Understanding a Culture through Food - The missing ingredient

VIETNAM | Friday, 19 April 2013 | Views [208] | Scholarship Entry

Long before I could see the markets, the briny stink of fish led me to the chaotic grid of motorcycles and bright, tented stands. Without a doubt, Chau Doc boasted one of the most formidable markets in Vietnam, but time was running out on my visa, and I worried I wouldn't be able to explore them as I wished to do—over days, really getting to know their character, their moods.

Each day, I'd wander through the paths between the vendors, jostled by women in conical hats trundling carts of green coconut, or by young men cycling past with younger siblings clinging to their backs. Perhaps I was bumped so often because I couldn't help myself from stopping to stare. Thousands of dried fish hung from the roofs of the stalls—chalk white, peach-coloured, and deep red—and they swayed like paper streamers in the breeze. There were staggering amounts of fresh fish for sale: every stall boasted dozens of yellow buckets, and inside each one teetered a small mountain of seafood, whether catfish, prawns, or crabs. I would pull up a tiny plastic stool at one of the tea vendors, bombarded by the cacophony of the market: chickens squawking, vendors hollering, and a frenzy of blade-chopping, juice sluicing, and ice-dumping. I spent hours there every day, trying to soak in the vitality, but feeling that something was missing.

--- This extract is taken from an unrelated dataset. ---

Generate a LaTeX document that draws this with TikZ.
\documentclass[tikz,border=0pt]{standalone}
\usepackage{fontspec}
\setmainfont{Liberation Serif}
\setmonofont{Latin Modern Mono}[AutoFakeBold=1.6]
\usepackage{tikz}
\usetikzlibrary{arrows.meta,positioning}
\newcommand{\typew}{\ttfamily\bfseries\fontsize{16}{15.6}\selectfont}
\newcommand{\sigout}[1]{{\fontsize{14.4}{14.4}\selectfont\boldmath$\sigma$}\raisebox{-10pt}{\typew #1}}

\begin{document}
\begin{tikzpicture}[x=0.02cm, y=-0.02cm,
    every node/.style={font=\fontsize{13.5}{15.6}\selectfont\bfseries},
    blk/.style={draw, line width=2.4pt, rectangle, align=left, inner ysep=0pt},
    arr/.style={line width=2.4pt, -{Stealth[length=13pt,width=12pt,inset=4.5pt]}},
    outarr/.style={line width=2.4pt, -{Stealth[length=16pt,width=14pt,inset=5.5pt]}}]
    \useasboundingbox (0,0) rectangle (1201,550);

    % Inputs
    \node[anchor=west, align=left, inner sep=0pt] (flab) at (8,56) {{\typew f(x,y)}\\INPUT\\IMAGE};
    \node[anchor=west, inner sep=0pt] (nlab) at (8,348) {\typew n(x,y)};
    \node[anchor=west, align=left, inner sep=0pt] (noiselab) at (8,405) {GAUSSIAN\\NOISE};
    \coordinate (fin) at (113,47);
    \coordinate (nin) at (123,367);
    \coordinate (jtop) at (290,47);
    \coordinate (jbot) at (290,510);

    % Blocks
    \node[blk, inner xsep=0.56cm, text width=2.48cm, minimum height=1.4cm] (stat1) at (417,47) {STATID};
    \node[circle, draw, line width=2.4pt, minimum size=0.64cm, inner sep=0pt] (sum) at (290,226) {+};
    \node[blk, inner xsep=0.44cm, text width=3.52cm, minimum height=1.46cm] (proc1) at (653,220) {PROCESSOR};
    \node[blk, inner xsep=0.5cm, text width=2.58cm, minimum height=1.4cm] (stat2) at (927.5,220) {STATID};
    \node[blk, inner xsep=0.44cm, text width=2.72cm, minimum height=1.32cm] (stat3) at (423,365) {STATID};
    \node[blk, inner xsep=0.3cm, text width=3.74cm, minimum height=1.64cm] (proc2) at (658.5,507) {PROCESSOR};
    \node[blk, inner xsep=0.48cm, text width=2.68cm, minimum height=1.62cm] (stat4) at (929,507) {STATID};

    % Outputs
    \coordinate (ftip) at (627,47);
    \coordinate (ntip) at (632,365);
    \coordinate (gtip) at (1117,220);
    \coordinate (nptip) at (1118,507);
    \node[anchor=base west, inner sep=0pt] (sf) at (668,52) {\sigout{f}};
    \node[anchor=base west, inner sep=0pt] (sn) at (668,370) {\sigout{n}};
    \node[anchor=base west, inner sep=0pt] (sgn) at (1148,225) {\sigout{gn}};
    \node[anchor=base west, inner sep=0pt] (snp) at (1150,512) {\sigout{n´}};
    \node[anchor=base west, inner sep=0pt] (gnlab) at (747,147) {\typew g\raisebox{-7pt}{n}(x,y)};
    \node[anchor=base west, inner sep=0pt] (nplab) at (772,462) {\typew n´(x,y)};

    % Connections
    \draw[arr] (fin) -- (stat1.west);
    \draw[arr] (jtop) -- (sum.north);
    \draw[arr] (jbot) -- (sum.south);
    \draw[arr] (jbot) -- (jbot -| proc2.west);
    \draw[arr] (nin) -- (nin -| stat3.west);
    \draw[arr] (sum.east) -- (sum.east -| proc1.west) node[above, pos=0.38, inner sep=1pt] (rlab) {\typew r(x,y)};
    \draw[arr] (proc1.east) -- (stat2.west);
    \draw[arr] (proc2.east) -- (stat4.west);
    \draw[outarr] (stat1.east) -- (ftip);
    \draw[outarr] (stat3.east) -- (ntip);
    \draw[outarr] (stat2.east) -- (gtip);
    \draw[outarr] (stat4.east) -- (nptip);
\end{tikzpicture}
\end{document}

My final morning in Chau Doc, I woke in a strange, restless mood. The sun sidled up, and with an hour to catch my boat, I made my way down to the market one last time. I was stunned by the silence that greeted me; most of the shops were still closed. But I wandered down a path where fish scales glittered like tiles until I came upon a vendor my grandmother's age, whose stall was open. I remember the simple elegance of her purple Áo bà ba and her round, green earrings. Her eyes widened when I first sat down, and then she smiled. She filled my bowl with rice noodles, ladled hot broth overtop, and then drained them. She repeated this step five times, until the noodles were warmed through, and then she topped them with a steamed sliver of fish. Without my asking, she prepared a mug of iced coffee, and when I finished that, she poured me a glass of tea. Two elderly local women came and sat beside me. They gestured for their own soups, pointed at me, and giggled to the vendor. We all laughed, and soon we were nattering away like old friends, though I didn't speak a word of Vietnamese, nor they English. Yet, that morning, we understood each other perfectly.